I've encouraged my students to abandon books since I began encouraging them to find books they love. The logic is pretty clear, and we follow it with other mediums without a second thought: we turn off shows that don't entertain us and listen to a new station when music doesn't meet our tastes. There is something about books, however, that sets them apart. I didn't realize this until recently.
A fellow teacher suggested that I read Jonathan Franzen's The Corrections, and in exchange I gave a recommendation of my own (The Round House, by Louise Erdrich). I have had a copy of Franzen's novel on my own shelf for years, but buried amongst a pile of other books on my to-read list, it was a long way out from getting my attention. This recommendation, the trade, and the little "Oprah's Book Club" emblem on its cover were sufficient reason to make it a priority. At 500+ pages it wasn't a book that I would be able to consume quickly - not in the spaces between teaching and having a family - but I fixed in the drawer of my mind under the category of things "worth doing," a list of items that includes reading Kafka and watching Kaufman, filed in before the subcatagory "worth doing well," which includes high school art projects, yardwork, and writing a letter to your mother.
I struggled almost immediately.
If The Corrections was directly translated into a film, the opening establishing shots would be a series close-ups on largely disparate objects presented without context. Each shot cut together quickly, almost too brief to comprehend, each image accompanied by an amplified, abstracted sound coming from the object in frame. This is the Jason Bourne fight scene of establishing shots, and in text it presents itself as a thick paragraph of fragmented descriptions.

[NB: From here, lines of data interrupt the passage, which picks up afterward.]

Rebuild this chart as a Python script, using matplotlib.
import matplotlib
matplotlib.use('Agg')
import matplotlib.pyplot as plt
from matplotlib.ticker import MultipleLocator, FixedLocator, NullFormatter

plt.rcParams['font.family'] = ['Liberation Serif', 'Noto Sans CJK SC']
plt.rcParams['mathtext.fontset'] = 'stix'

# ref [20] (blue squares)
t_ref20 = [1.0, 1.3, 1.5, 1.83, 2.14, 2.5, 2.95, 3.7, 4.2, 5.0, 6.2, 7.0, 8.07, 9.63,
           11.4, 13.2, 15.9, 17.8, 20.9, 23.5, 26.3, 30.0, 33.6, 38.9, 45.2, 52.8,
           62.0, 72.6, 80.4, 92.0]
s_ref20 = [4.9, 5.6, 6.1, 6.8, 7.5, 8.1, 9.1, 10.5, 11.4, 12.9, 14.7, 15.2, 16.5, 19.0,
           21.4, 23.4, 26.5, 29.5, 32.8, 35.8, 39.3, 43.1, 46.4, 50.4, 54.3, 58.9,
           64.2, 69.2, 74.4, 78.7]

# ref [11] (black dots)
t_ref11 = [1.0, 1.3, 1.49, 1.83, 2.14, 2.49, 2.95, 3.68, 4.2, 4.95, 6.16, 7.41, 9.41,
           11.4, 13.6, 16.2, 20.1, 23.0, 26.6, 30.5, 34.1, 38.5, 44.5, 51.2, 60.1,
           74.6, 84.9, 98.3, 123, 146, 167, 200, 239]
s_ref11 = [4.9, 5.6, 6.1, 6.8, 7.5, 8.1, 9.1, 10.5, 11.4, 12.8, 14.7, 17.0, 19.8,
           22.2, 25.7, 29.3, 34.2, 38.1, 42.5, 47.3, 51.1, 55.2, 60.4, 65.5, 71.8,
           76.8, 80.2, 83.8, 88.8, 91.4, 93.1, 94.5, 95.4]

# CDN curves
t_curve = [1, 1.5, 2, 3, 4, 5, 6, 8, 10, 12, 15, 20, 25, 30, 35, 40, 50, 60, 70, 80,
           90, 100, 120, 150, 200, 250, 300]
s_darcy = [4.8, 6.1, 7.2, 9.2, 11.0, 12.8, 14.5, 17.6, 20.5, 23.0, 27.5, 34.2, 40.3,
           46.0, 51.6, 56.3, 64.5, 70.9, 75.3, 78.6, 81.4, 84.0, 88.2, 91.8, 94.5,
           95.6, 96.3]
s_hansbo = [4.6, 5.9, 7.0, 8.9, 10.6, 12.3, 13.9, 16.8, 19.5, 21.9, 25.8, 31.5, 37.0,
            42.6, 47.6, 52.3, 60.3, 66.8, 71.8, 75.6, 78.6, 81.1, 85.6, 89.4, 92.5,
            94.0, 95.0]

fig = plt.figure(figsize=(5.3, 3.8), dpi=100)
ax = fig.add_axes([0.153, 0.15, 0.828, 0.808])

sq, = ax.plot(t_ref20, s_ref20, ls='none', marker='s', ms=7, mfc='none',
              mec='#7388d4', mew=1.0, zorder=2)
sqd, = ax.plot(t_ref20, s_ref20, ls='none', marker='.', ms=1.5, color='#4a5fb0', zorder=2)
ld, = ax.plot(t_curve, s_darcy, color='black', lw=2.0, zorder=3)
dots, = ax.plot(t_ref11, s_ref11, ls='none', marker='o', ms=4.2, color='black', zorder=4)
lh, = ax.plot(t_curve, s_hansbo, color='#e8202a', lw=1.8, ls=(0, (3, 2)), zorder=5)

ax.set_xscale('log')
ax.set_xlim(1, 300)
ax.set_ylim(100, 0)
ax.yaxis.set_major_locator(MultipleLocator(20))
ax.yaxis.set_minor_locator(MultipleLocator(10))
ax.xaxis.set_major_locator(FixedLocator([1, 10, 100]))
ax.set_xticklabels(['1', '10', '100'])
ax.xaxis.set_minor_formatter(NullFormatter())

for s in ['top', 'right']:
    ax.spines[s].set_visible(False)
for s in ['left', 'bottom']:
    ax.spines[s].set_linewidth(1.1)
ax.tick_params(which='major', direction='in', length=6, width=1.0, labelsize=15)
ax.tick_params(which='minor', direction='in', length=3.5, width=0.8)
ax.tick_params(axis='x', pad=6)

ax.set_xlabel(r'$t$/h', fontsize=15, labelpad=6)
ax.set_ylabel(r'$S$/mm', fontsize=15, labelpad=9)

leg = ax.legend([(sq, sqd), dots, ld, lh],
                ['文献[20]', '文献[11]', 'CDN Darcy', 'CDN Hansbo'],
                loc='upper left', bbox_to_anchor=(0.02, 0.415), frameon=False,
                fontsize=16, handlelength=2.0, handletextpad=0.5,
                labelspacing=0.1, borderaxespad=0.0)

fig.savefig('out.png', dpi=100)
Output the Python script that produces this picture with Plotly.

These bundles of words do not clearly build a character, a setting, or a conflict, and only in reflection do I realize that they actually build a tone. Each one is unpleasant, each one isolating, each one unremarkable, but in total they create a despair not just in their choices of words, but in the fragments themselves; as a reader, I felt like there was nothing of substance for me in those few fragments, but then I suppose that was the point. The character's that are introduced are similarly unremarkable at first blush: an old man with his mind on the glory days of a more orderly, purposeful past; his wife, woman committed to the commitment of marriage and managing everyday household affairs; their son, a pretentious college professor whose childlike rebellion against his parents resulted in an inflated sense of self.
These sterile introductions created a setting and characters that were not particularly interesting. As they developed I learned that they were in many ways deeply flawed, but they were flawed in ways that discouraged me from investing or caring about them at all. Even the diction that Franzen chooses - words like zoysia, gerontocratic, protoplasm, corpuscular, hitherto, précis - seems intended to create a distance between the reader and the characters.
This distance was ultimately insurmountable for me. As the narrative continued, it became clear that there was not really a plot here. There were events happening in sequence and there were even conflicts, but these things were all centered around characters that possessed almost no redeeming qualities, and as the novel continues there never seems to be any possibility of redemption for them. The characters - arguably - only become more deplorable.
I found myself on page 338 eventually, but it had taken me nearly two months to get there. I had become stubborn; I had decided that I am going to finish this book! But I wasn't enjoying it, and as a result days were passing before I would crack it open, two weeks in the longest stretch. Eventually I remembered the advice I give to my students: if you are not anxious to read it when you have free time, it isn't the book for you right now.
So I stopped, and I really did feel defeated. I felt like I had lost. This is a feeling that I've seen many of my students struggle with, and I have had a number who feel like this a majority of the time when reading. These are the ones that tell me that they "don't read." The best, most perfect, unabashedly honest description for it is to say that quitting a book kinda sucks. I am a confident reader, and have read hundreds of books in my life; if I feel like this, how much harder is it for my students, already struggling with adolescent feelings of inadequacy?
When I took a moment to reflect on my response to abandoning The Corrections, I realized that books are unlike most other entertainment endeavors. Books are associated with learning, and learning with intelligence. As a result, when I give up on a book there is a part of me that feels stupid. Combine this natural insecurity with the pressure I put on myself to finish this particular book, it isn't surprising that I tortured myself trying to push through the irredeemable characters. The book seems to want to say something casually disgusting about the nature of humanity - as if normal people are often terrible people when they are honest with themselves - and that just was not a message or a method of delivery that I wanted right now.
Possibly the worst part of ending Corrections a little more than half way through was that I doubted a part of who I am. I never really considered that maybe I was stupid, but I did wonder if maybe books were no longer something I loved. I am a champion of reading at school, a collector of books, and am rarely more fully sustained than when I am engrossed in a good narrative; but if books were no longer something I could readily digest, I thought maybe I was losing a part of my identity.
So I'm setting this one aside for a while. It is no good for me. I may come back to it; despite how little I care about Franzen's characters emotionally, I do kind of want to know what kind of hell they damn themselves to. Until then, The Corrections is going to live on my shelf.
Meanwhile, I have found some stories and books that quickly disabused me of the notion that leisure reading is no longer a part of who I am. I can devour books. I can find books that I want to read at stop lights and during commercial breaks. Just not this one. Not now.